Texas Legislature should reform unconstitutional liquor laws
In 2015, Walmart filed a lawsuit in federal court against unconstitutional and protectionist provisions of the Texas Alcoholic Beverage Code that restrict who is allowed to sell spirits at retail. The Texas Package Stores Association (TPSA), a trade group whose website boasts that it was “organized to protect the interests of package store owners in the State of Texas” and to “prevent the passage of legislation and taxes that would be harmful to the industry,” intervened in the lawsuit to defend the laws Walmart challenged:
• A ban on “public” corporations. Texas is the only state in the nation that allows private corporations to compete in the retail sale of spirits, yet it prohibits publicly traded companies (and private companies with 35 shareholders or more) from doing so.
• A “consanguinity” loophole to the five-permit limit. Although one Texas law limits liquor-store owners to five permits, another law creates a glaring and unfair loophole. This so-called “consanguinity” exception allows a liquor store owner’s closest blood relatives (i.e., relatives within the first degree of consanguinity) to obtain additional permits, and then to immediately “consolidate” those additional permits with the owner’s existing permits. In this way, liquor store owners with at least one living relative can acquire as many additional permits as they like. As a result, large chains of stores dominate the retail spirits market in communities across Texas, including Spec’s (168 stores), Twin Liquors (100 stores), Gabriel’s (49 stores) and others.
In March 2018, U.S. District Judge Robert Pitman struck down these laws, declaring them unconstitutional.
“The court concludes that the public corporation ban was enacted with discriminatory intent: one of the Legislature’s primary purposes in passing the ban was to exclude out-of-state companies from participating in the Texas retail liquor market,” Pitman wrote. He noted that when efforts were made to repeal the public corporation ban, “TPSA successfully lobbied against these repeal efforts by making blatantly discriminatory arguments in testimony to the Legislature.”
As for the “consanguinity” loophole, Judge Pitman found that the statute “does not favor family-owned businesses; it favors businesses that are owned by people with certain types of family members.” He wrote that “the [consanguinity] exception creates an opportunity for a limited class of businesses to avoid the five-permit limit and thus promotes the growth of large package store chains.”
The TPSA, which has appealed the ruling to the 5th U.S. Circuit Court of Appeals, claims to represent members as small as single-store operators. However, seven of TPSA’s eight executive committee members are affiliated with the state’s largest liquor store chains — Spec’s, Twin Liquors, Gabriel’s, WB Liquors, Pinkie’s, Sigel’s and Goody Goody — which according to TABC records own a combined 432 stores. In other words, the TPSA is fighting to protect a loophole that powerful owners have used to gain an unfair advantage over the same small operators the TPSA claims to represent. For that kind of representation, let’s hope those association dues are cheap.

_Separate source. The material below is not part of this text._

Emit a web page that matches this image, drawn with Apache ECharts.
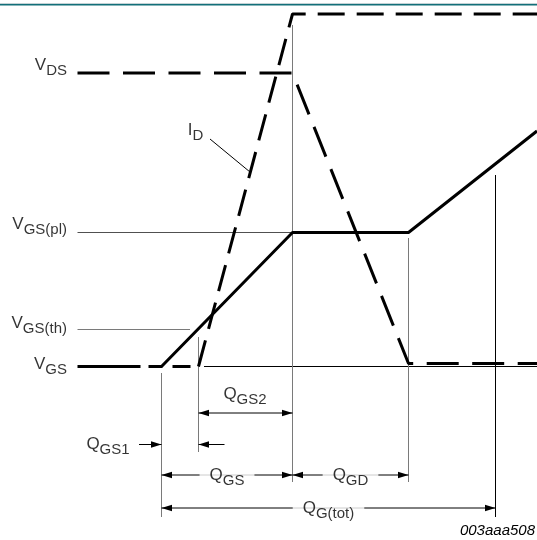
<!DOCTYPE html>
<html><head><meta charset="utf-8">
<script src="https://cdn.jsdelivr.net/npm/echarts@6/dist/echarts.min.js"></script>
<style>html,body{margin:0;padding:0;background:#fff}#c{width:537px;height:540px}</style>
</head><body><div id="c"></div>
<script>
// ---- charge positions (x axis, arbitrary charge units) ----
const qLeft = -8.4;     // left start of the traces
const qStart = 0;       // gate charge begins (QGS1 start)
const qTh = 3.7;        // threshold reached, ID starts
const qPl = 13.1;       // plateau begins
const qPlEnd = 24.7;    // plateau ends
const qTot = 33.4;      // total gate charge
const qRight = 37.55;   // right end of traces

// ---- levels (y axis, arbitrary units) ----
const vgsBase = 0;
const vgsTh = 3.75;
const vgsPl = 13.4;
const vgsEnd = 23.55;
const vdsHigh = 29.35;
const vdsLow = 0.3;
const idMax = 35.25;

// ---- traces ----
const vgsQ = [qStart, qPl, qPlEnd, qRight];
const vgsV = [vgsBase, vgsPl, vgsPl, vgsEnd];
const vdsQ = [qLeft, qPl, qPlEnd, qRight];
const vdsV = [vdsHigh, vdsHigh, vdsLow, vdsLow];
const idBaseQ = [qLeft, qTh];
const idBaseV = [vgsBase, vgsBase];
const idRiseQ = [qTh, qPl, qRight];
const idRiseV = [vgsBase, idMax, idMax];

// ---- annotation rows (y levels below the baseline) ----
const rowQGS2 = -4.65;
const rowQGS1 = -7.8;
const rowQGS = -10.85;
const rowQGtot = -14.15;

// ---- guide lines: [x1, y1, x2, y2, kind] kind: 'g' grey, 'k' black, 'd' dark ----
const guides = [
  [qLeft, vgsPl, qPl, vgsPl, 'd'],
  [qLeft, vgsTh, 2.85, vgsTh, 'g'],
  [4.25, vgsBase, qRight, vgsBase, 'k'],
  [qStart, -0.65, qStart, -15.05, 'g'],
  [qTh, 2.95, qTh, -8.55, 'g'],
  [qPl, 34.15, qPl, -11.55, 'g'],
  [qPlEnd, 12.85, qPlEnd, -11.55, 'g'],
  [qTot, 19.15, qTot, -15.05, 'k'],
  [4.85, 22.75, 8.85, 19.45, 'k']
];

// ---- arrows: [xFrom, xTo, y, headAtFrom, headAtTo] ----
const arrows = [
  [qTh, qPl, rowQGS2, 1, 1],
  [-2.25, qStart, rowQGS1, 0, 1],
  [6.3, qTh, rowQGS1, 0, 1],
  [qStart, qPl, rowQGS, 1, 1],
  [qPl, qPlEnd, rowQGS, 1, 1],
  [qStart, qTot, rowQGtot, 1, 1]
];

// ---- labels: [main, sub, x, y, placement] ----
const labels = [
  ['V', 'DS', -9.45, 30.1, 'left'],
  ['V', 'GS(pl)', -9.45, 14.25, 'left'],
  ['V', 'GS(th)', -9.45, 4.32, 'left'],
  ['V', 'GS', -9.45, 0.25, 'left'],
  ['I', 'D', 3.4, 23.6, 'center'],
  ['Q', 'GS2', 8.35, -2.75, 'center'],
  ['Q', 'GS1', -5.35, -7.75, 'center'],
  ['Q', 'GS', (qStart + qPl) / 2, rowQGS, 'gap'],
  ['Q', 'GD', (qPl + qPlEnd) / 2, rowQGS, 'gap'],
  ['Q', 'G(tot)', (qStart + qTot) / 2, rowQGtot, 'gap']
];
const figureId = '003aaa508';

const FONT = '"Liberation Sans", Arial, Helvetica, sans-serif';
const zip = (a, b) => a.map((v, i) => [v, b[i]]);
const guideColor = { g: '#7a7a7a', k: '#000', d: '#505050' };

const chart = echarts.init(document.getElementById('c'), null, { renderer: 'canvas' });
const rich = {
  m: { fontSize: 17, lineHeight: 26, fontFamily: FONT, color: '#000' },
  s: { fontSize: 15, verticalAlign: 'bottom', fontFamily: FONT, color: '#000' }
};

chart.setOption({
  animation: false,
  backgroundColor: '#fff',
  title: {
    text: figureId, right: 2, top: 523, padding: 0,
    textStyle: { fontFamily: FONT, fontStyle: 'italic', fontWeight: 'normal', fontSize: 15, lineHeight: 16, color: '#000' }
  },
  graphic: [
    { type: 'rect', shape: { x: 0, y: 3, width: 537, height: 1 }, style: { fill: '#c4d2d5' } },
    { type: 'rect', shape: { x: 0, y: 4, width: 537, height: 1.5 }, style: { fill: '#126f79' } }
  ],
  grid: { left: 0, right: 0, top: 0, bottom: 0 },
  xAxis: { type: 'value', min: -16.15, max: 37.55, show: false },
  yAxis: { type: 'value', min: -17.35, max: 36.65, show: false },
  series: [
    {
      type: 'lines', coordinateSystem: 'cartesian2d', silent: true, z: 1,
      data: guides.map(g => ({ coords: [[g[0], g[1]], [g[2], g[3]]], lineStyle: { color: guideColor[g[4]], width: 1 } })),
      lineStyle: { width: 1, opacity: 1 }
    },
    {
      name: 'VDS', type: 'line', data: zip(vdsQ, vdsV), showSymbol: false, silent: true, z: 3,
      lineStyle: { color: '#000', width: 3, type: [32, 13.5] }
    },
    {
      name: 'ID', type: 'line', data: zip(idBaseQ, idBaseV), showSymbol: false, silent: true, z: 3,
      lineStyle: { color: '#000', width: 3, type: [63, 8, 14, 10, 18, 8] }
    },
    {
      name: 'ID', type: 'line', data: zip(idRiseQ, idRiseV), showSymbol: false, silent: true, z: 3,
      lineStyle: { color: '#000', width: 3, type: [27, 12] }
    },
    {
      name: 'VGS', type: 'line', data: zip(vgsQ, vgsV), showSymbol: false, silent: true, z: 4,
      lineStyle: { color: '#000', width: 3 }
    },
    {
      type: 'custom', coordinateSystem: 'cartesian2d', silent: true, z: 5,
      data: arrows,
      renderItem: function (params, api) {
        const y = api.value(2);
        const p1 = api.coord([api.value(0), y]);
        const p2 = api.coord([api.value(1), y]);
        const dir = p2[0] > p1[0] ? 1 : -1;
        const L = 10.5, W = 3.3;
        const head = (p, d) => ({
          type: 'polygon',
          shape: { points: [[p[0], p[1]], [p[0] - d * L, p[1] - W], [p[0] - d * L, p[1] + W]] },
          style: { fill: '#000' }
        });
        const ch = [{ type: 'line', shape: { x1: p1[0], y1: p1[1], x2: p2[0], y2: p2[1] }, style: { stroke: '#000', lineWidth: 1 } }];
        if (api.value(4)) ch.push(head(p2, dir));
        if (api.value(3)) ch.push(head(p1, -dir));
        return { type: 'group', children: ch };
      }
    },
    {
      type: 'scatter', symbolSize: 0, silent: true, z: 6,
      data: labels.map(l => ({
        value: [l[2], l[3]],
        label: {
          show: true,
          position: l[4] === 'left' ? 'left' : 'inside',
          distance: 0,
          formatter: '{m|' + l[0] + '}{s|' + l[1] + '}',
          backgroundColor: l[4] === 'gap' ? '#fff' : 'transparent',
          padding: l[4] === 'gap' ? [0, 10] : 0,
          rich: rich
        }
      }))
    }
  ]
});
</script>
</body></html>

But the true disappointment is that these unconstitutional laws must be litigated at all. These discriminatory laws represent government regulation at its worst, picking winners and losers in private industry and depriving Texas consumers of the choice they deserve.
Our Legislature has repeatedly deferred and let the courts do their work for them. Now it’s time for our elected officials to stand with Texas consumers, repeal these unconstitutional laws and level the playing field.